Budget graphics card guide

Find a cheap GPU in Europe without buying a false bargain

The cheapest listing is not always the lowest-cost upgrade. A sensible budget GPU should provide enough performance, fit the system and include credible evidence that it works.

Set a performance target first

Define the games, resolution and frame-rate target before searching. A low-cost card for esports at 1080p has different requirements from a card for recent games or creative workloads. Check whether your monitor needs a particular output and whether your software benefits from NVIDIA or AMD-specific features.

Use several acceptable models rather than waiting for one exact card.
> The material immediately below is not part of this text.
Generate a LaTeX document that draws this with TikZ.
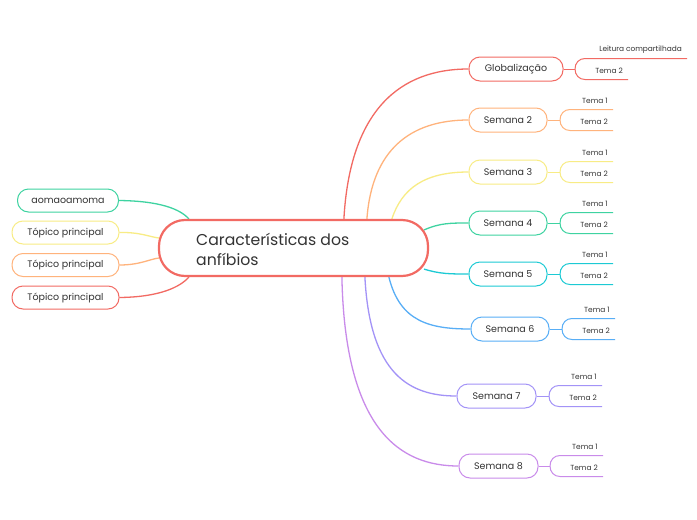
\documentclass[tikz,border=0pt]{standalone}
\usepackage{fontspec}
\setmainfont{Poppins}
\usetikzlibrary{calc}
\pgfdeclarelayer{bg}
\pgfsetlayers{bg,main}
\definecolor{cRed}{HTML}{F26A63}
\definecolor{cOrange}{HTML}{FFB37C}
\definecolor{cYellow}{HTML}{F8EC85}
\definecolor{cGreen}{HTML}{3ED3A1}
\definecolor{cCyan}{HTML}{1CCAD4}
\definecolor{cBlue}{HTML}{58AEF6}
\definecolor{cViolet}{HTML}{A393F7}
\definecolor{cPurple}{HTML}{C98BEA}
\definecolor{txt}{HTML}{333333}
\tikzset{
  conn/.style={draw=#1, line width=1.3pt},
  subconn/.style={draw=#1, line width=1pt},
  box/.style={draw=#1, line width=1pt, fill=white, rounded corners=11pt, minimum height=24pt,
    inner sep=0pt, text=txt, font=\fontsize{9.5}{11}\selectfont},
  leaf/.style={text=txt, font=\fontsize{7.4}{9}\selectfont, inner sep=0pt, anchor=east},
}
% #1 parent name, #2 colour, #3 junction x, #4 y, #5 upper end x, #6 lower end x, #7 upper text, #8 lower text
\newcommand{\mkfork}[8]{%
  \coordinate (#1j) at (#3,#4);
  \coordinate (#1u) at (#5,#4-10.5);
  \coordinate (#1l) at (#6,#4+10.5);
  \draw[subconn=#2] (#1.east) -- (#1j);
  \draw[subconn=#2] (#1j) .. controls (#3,#4-6) and (#3+4,#4-10.5) .. (#3+10,#4-10.5) -- (#1u);
  \draw[subconn=#2] (#1j) .. controls (#3,#4+6) and (#3+4,#4+10.5) .. (#3+10,#4+10.5) -- (#1l);
  \node[leaf] (#1t1) at ($(#1u)+(-5,-8.5)$) {#7};
  \node[leaf] (#1t2) at ($(#1l)+(-5,-8.5)$) {#8};
}
\begin{document}
\begin{tikzpicture}[x=1pt,y=-1pt]
\begin{pgfonlayer}{bg}
\fill[white] (0,0) rectangle (697,520);
\end{pgfonlayer}
\useasboundingbox (0,0) rectangle (697,520);

% central node
\node[draw=cRed, line width=2.2pt, fill=white, rounded corners=26pt, minimum width=269pt,
  minimum height=56pt, inner sep=0pt] (c) at (293.5,248) {};
\node[anchor=west, align=left, text=txt, font=\fontsize{15.7}{20}\selectfont, inner sep=0pt] (ct) at (196,249)
  {Características dos\\anfíbios};

% right nodes
\node[box=cRed, minimum width=94pt] (g) at (516,69) {Globalização};
\node[box=cOrange, minimum width=78pt] (s2) at (508,120) {Semana 2};
\node[box=cYellow, minimum width=78pt] (s3) at (508,172) {Semana 3};
\node[box=cGreen, minimum width=78pt] (s4) at (508,223) {Semana 4};
\node[box=cCyan, minimum width=78pt] (s5) at (508,274) {Semana 5};
\node[box=cBlue, minimum width=78pt] (s6) at (510,329) {Semana 6};
\node[box=cViolet, minimum width=79pt] (s7) at (496.5,396) {Semana 7};
\node[box=cPurple, minimum width=79pt] (s8) at (498.5,466) {Semana 8};

% left nodes
\node[box=cGreen, minimum width=101pt, minimum height=23pt] (l1) at (68,200.5) {aomaoamoma};
\node[box=cYellow, minimum width=107pt, minimum height=23pt] (l2) at (65.5,232.5) {Tópico principal};
\node[box=cOrange, minimum width=107pt, minimum height=23pt] (l3) at (65.5,265) {Tópico principal};
\node[box=cRed, minimum width=107pt, minimum height=23pt] (l4) at (65.5,297.5) {Tópico principal};

% anchor points on the central node
\coordinate (cR) at ($(c.north west)+(186,0)$);
\coordinate (cO) at ($(c.north west)+(209,0)$);
\coordinate (cY) at ($(c.north west)+(234,0)$);
\coordinate (cG) at ($(c.north east)+(-5,11)$);
\coordinate (cC) at ($(c.south east)+(-5,-8)$);
\coordinate (cB) at ($(c.south west)+(231,0)$);
\coordinate (cV) at ($(c.south west)+(207,0)$);
\coordinate (cP) at ($(c.south west)+(184,0)$);
\coordinate (cL1) at ($(c.north west)+(31,0)$);
\coordinate (cL2) at ($(c.west)+(1,-10)$);
\coordinate (cL3) at ($(c.west)+(1,10)$);
\coordinate (cL4) at ($(c.south west)+(31,0)$);

\begin{pgfonlayer}{bg}
\draw[conn=cRed] (cR) .. controls (350,110) and (400,69) .. (g.west);
\draw[conn=cOrange] (cO) .. controls (372,150) and (410,120) .. (s2.west);
\draw[conn=cYellow] (cY) .. controls (402,188) and (425,172) .. (s3.west);
\draw[conn=cGreen] (cG) .. controls (440,223) and (450,223) .. (s4.west);
\draw[conn=cCyan] (cC) .. controls (440,274) and (450,274) .. (s5.west);
\draw[conn=cBlue] (cB) .. controls (400,322) and (430,329) .. (s6.west);
\draw[conn=cViolet] (cV) .. controls (370,375) and (410,396) .. (s7.west);
\draw[conn=cPurple] (cP) .. controls (345,430) and (400,466) .. (s8.west);

\draw[conn=cGreen] (l1.east) .. controls (160,201) and (180,209) .. (cL1);
\draw[conn=cYellow] (l2.east) .. controls (140,232) and (150,237) .. (cL2);
\draw[conn=cOrange] (l3.east) .. controls (140,265) and (150,259) .. (cL3);
\draw[conn=cRed] (l4.east) .. controls (160,297) and (180,287) .. (cL4);
\end{pgfonlayer}

% forks
\mkfork{g}{cRed}{575}{69}{687}{628}{Leitura compartilhada}{Tema 2}
\mkfork{s2}{cOrange}{560}{120}{613}{613}{Tema 1}{Tema 2}
\mkfork{s3}{cYellow}{560}{172}{613}{613}{Tema 1}{Tema 2}
\mkfork{s4}{cGreen}{560}{223}{613}{613}{Tema 1}{Tema 2}
\mkfork{s5}{cCyan}{560}{274}{613}{613}{Tema 1}{Tema 2}
\mkfork{s6}{cBlue}{562}{329}{615}{615}{Tema 1}{Tema 2}
\mkfork{s7}{cViolet}{549}{396}{602}{602}{Tema 1}{Tema 2}
\mkfork{s8}{cPurple}{550}{466}{603}{603}{Tema 1}{Tema 2}
\end{tikzpicture}
\end{document}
Comparable alternatives make it easier to recognize real value and avoid overpaying because a popular model name attracts more buyers.

Calculate the complete upgrade cost

Add shipping, marketplace charges, power-supply upgrades and adapters. An older card may use substantially more electricity or require connectors your current PSU does not have. If the cooler needs new fans or the card is missing a bracket, include those costs.

Compare with a new entry-level GPU that includes a warranty. The used option should provide enough performance or savings to justify reduced protection. A small discount on an old card with uncertain history is not necessarily good value.

Use multiple European sources

Kleinanzeigen, Leboncoin and Wallapop can provide strong local inventory in Germany, France and Spain. Vinted, Yaga and Osta may expose additional component listings in supported regions. PCPartDeals brings supported offers into a PC-focused browse page so buyers can compare categories and prices.

Local collection may avoid shipping and allow a test. Cross-border offers can expand selection but may add delivery cost, language uncertainty and a more complicated return process.

Do not lower the safety standard

Cheap cards still need current photos and testing. Ask for temperatures, stable performance and any known defects. Avoid listings described as untested unless you intentionally want a repair project and the price reflects a high chance of failure.

Review seller history and keep payment on the original marketplace when protection depends on it. The GPU scam guide explains common warning signs, while the used GPU guide covers technical checks.

Frequently asked questions

How do I know whether a cheap GPU is good value?

Compare performance, total cost, condition evidence and warranty with several used and new alternatives.

Should I buy an untested graphics card?

Only as a deliberate repair-risk purchase. Untested hardware should not be priced like a confirmed working card.